Monocracy is a form of government and political system based on the personal rule of an individual without a specific origin, legitimacy and rules for exercising and transferring power. It can also take the form of a dictatorship exercised in the name of a republic or democracy, or in the name of the people. The term doesn't refer to traditional monarchy and has a broader meaning.

According to the etymology and literal meaning, the term monocracy includes all varieties of autocracy; in practice, however, the meaning narrowed down to non-monarchic and non-dynastic forms has been adopted also in the political science literature; while monarchy is a system in which "the rule of one" is a universally accepted principle (archy), justified by tradition and clarified by a number of rules defining the order and mode of assuming power, exercising it and transferring it, in a monocracy the ruler can come to power in different, unpredictable, case-by-case, both legal and illegal ways (his power comes "out of nowhere"); the fact that he holds personal power may or may not be officially proclaimed and promulgated, and the question of succession remains open; "accidentality" in this case may also mean a situation in which the ruler becomes a monocrat against his original aspirations and intentions, as a result of the internal logic of the development of events, to which he contributed to some extent; whatever title he adopts, he is always a "new prince" (il principe nuovo) in the sense defined by N. Machiavelli as the one who did not inherit power, but gained it "by others or by his own weapons, by luck or personal valor" (Prince, I, 1).

Monocratic systems occur in all eras and civilizations, but the rule is their appearance in "transitional" times of crisis of the previously dominant form of system, e.g. Greek aristocratic or democratic polis, Roman republic, modern parliamentary democracy. In earlier times, monocracies were, among others: Greek tyrannies, Roman dictatorships for an unlimited period (in perpetuum) at the end of the republic (Sulli, then Caesar), O. Cromwell's protectorate in the Commonwealth of England, Napoleon Bonaparte's consulate at the end of the French First Republic ; in the twentieth century, monocracies appeared both in authoritarian systems (including J. Piłsudski in Poland, A. Salazar in Portugal, F. Franco in Spain, Ph.

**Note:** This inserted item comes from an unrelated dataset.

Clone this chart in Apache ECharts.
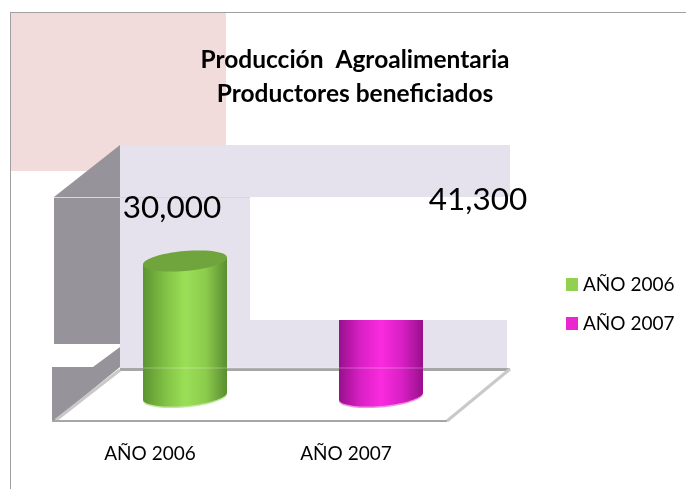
<!DOCTYPE html>
<html>
<head>
<meta charset="utf-8">
<style>html,body{margin:0;padding:0;background:#fff}#c{width:686px;height:489px}</style>
<script src="https://cdn.jsdelivr.net/npm/echarts@6/dist/echarts.min.js"></script>
</head>
<body>
<div id="c"></div>
<script>
const categories = ['AÑO 2006', 'AÑO 2007'];
const seriesNames = ['AÑO 2006', 'AÑO 2007'];
const values = [30000, 41300];
const legendColors = ['#92D050', '#E926CF'];
const bodyStops = [
  ['#5c9431', '#7fbf43', '#9bdf57', '#8ccb4c', '#598e30'],
  ['#98108c', '#d81fc4', '#fa2bde', '#d81fc4', '#98108c']
];
const capColors = ['#6fa53c', '#a0168f'];
const rimColors = ['#bfe89a', '#f08fe4'];
const labelOffsets = [[-13, -53], [97, -10]];

const depthX = 35, depthY = -25, halfW = 42, capRy = 10, skew = 3.5;
const font = 'Lato, "Open Sans", sans-serif';

function capPoints(cx, cy) {
  const pts = [];
  for (let k = 0; k < 72; k++) {
    const t = k / 72 * 2 * Math.PI;
    pts.push([cx + halfW * Math.cos(t), cy + capRy * Math.sin(t) - skew * Math.cos(t)]);
  }
  return pts;
}

function cylinder(idx) {
  return function (params, api) {
    const base = api.coord([api.value(0), 0]);
    const top = api.coord([api.value(0), api.value(1)]);
    const cx = base[0] + depthX, by = base[1] + depthY, ty = top[1] + depthY;
    const stops = bodyStops[idx].map((c, i) => ({ offset: i / 4, color: c }));
    const grad = { type: 'linear', x: 0, y: 0, x2: 1, y2: 0, colorStops: stops };
    const cap = (cy, fill) => ({ type: 'polygon', shape: { points: capPoints(cx, cy) }, style: { fill } });
    return {
      type: 'group',
      children: [
        cap(by + 1.5, rimColors[idx]),
        cap(by, grad),
        { type: 'polygon',
          shape: { points: [[cx - halfW, ty + skew], [cx + halfW, ty - skew], [cx + halfW, by - skew], [cx - halfW, by + skew]] },
          style: { fill: grad } },
        cap(ty, capColors[idx])
      ]
    };
  };
}

const wall = '#E5E1ED', side = '#96939B', edge = '#A6A6A6', edgeLight = '#C9C9C9';
const poly = (points, fill, z) => ({ type: 'polygon', z: z || 0, shape: { points }, style: { fill } });
const rect = (x, y, width, height, fill, z) => ({ type: 'rect', z: z || 0, shape: { x, y, width, height }, style: { fill } });
const line = (x1, y1, x2, y2, stroke, lineWidth, z) => ({ type: 'line', z: z || 0, shape: { x1, y1, x2, y2 }, style: { stroke, lineWidth } });

const graphics = [
  rect(11, 13, 215, 158, '#F2DCDB'),
  rect(120, 145, 390, 52, wall),
  rect(120, 197, 130, 123, wall),
  rect(120, 320, 387, 48, wall),
  poly([[54, 197], [120, 145], [120, 344], [54, 344]], side),
  poly([[93, 367], [120, 347], [120, 367]], side),
  poly([[52, 367], [120, 367], [54, 421], [52, 421]], side),
  poly([[120, 370], [510, 370], [447, 421], [54, 421]], '#FFFFFF'),
  line(120, 369.5, 510, 369.5, edge, 3),
  line(510, 369, 447, 421, edgeLight, 3),
  line(120, 370, 56, 420, edgeLight, 3),
  line(52, 421, 447, 421, edge, 2),
  line(10.5, 12, 10.5, 489, '#A0A0A0', 1),
  line(10, 12.5, 686, 12.5, '#A0A0A0', 1),
  line(54, 197.5, 250, 197.5, '#D8D6DE', 1),
  rect(250, 198, 261, 122, '#FFFFFF', 3),
  line(143, 368, 423, 368, 'rgba(255,255,255,0.3)', 1, 3)
];

const chart = echarts.init(document.getElementById('c'), null, { renderer: 'canvas' });
chart.setOption({
  animation: false,
  backgroundColor: '#fff',
  title: {
    text: 'Producción  Agroalimentaria\nProductores beneficiados',
    left: 350, top: 38, textAlign: 'center',
    textStyle: { fontFamily: font, fontSize: 24.5, fontWeight: 'bold', color: '#000', lineHeight: 34 }
  },
  legend: {
    data: seriesNames, orient: 'vertical', left: 561, top: 270,
    itemWidth: 12, itemHeight: 13, itemGap: 20, icon: 'rect',
    textStyle: { fontFamily: font, fontSize: 19, color: '#000' }
  },
  grid: { left: 52, top: 151, width: 392, height: 270 },
  xAxis: {
    type: 'category', data: categories,
    axisLine: { show: false }, axisTick: { show: false },
    axisLabel: { fontFamily: font, fontSize: 19, color: '#000', margin: 23 }
  },
  yAxis: { type: 'value', min: 0, max: 60000, interval: 10000, show: false },
  graphic: graphics,
  series: [
    ...seriesNames.map((name, i) => ({
      type: 'custom', name, z: 2,
      itemStyle: { color: legendColors[i] },
      renderItem: cylinder(i),
      data: [[i, values[i]]],
      encode: { x: 0, y: 1 }
    })),
    {
      type: 'scatter', z: 6, symbolSize: 0, silent: true,
      data: values.map((v, i) => ({
        value: [i, v],
        label: {
          show: true, position: 'inside', fontFamily: font, fontSize: 31.5, color: '#000',
          opacity: 1, textBorderWidth: 0,
          offset: [depthX + labelOffsets[i][0], depthY + labelOffsets[i][1]]
        }
      })),
      itemStyle: { opacity: 1 },
      label: {
        show: true, color: '#000',
        formatter: p => p.value[1].toLocaleString('en-US')
      }
    }
  ]
});
</script>
</body>
</html>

Pétain in the French state, G. Vargas in Brazil, J.D. Peron in Argentina), as well as totalitarian (B. Mussolini in Italy, A. Hitler in Germany, J. Stalin in the USSR, Mao Zedong in communist China, Kim Il Sung in North Korea); a position close to monocratic was also achieved by some leaders in democratic systems (T.G. Masaryk in Czechoslovakia, F.D. Roosevelt in the USA, Ch. de Gaulle in France).

Monocracy can arise in states which are formally democratic but de facto dictatorships.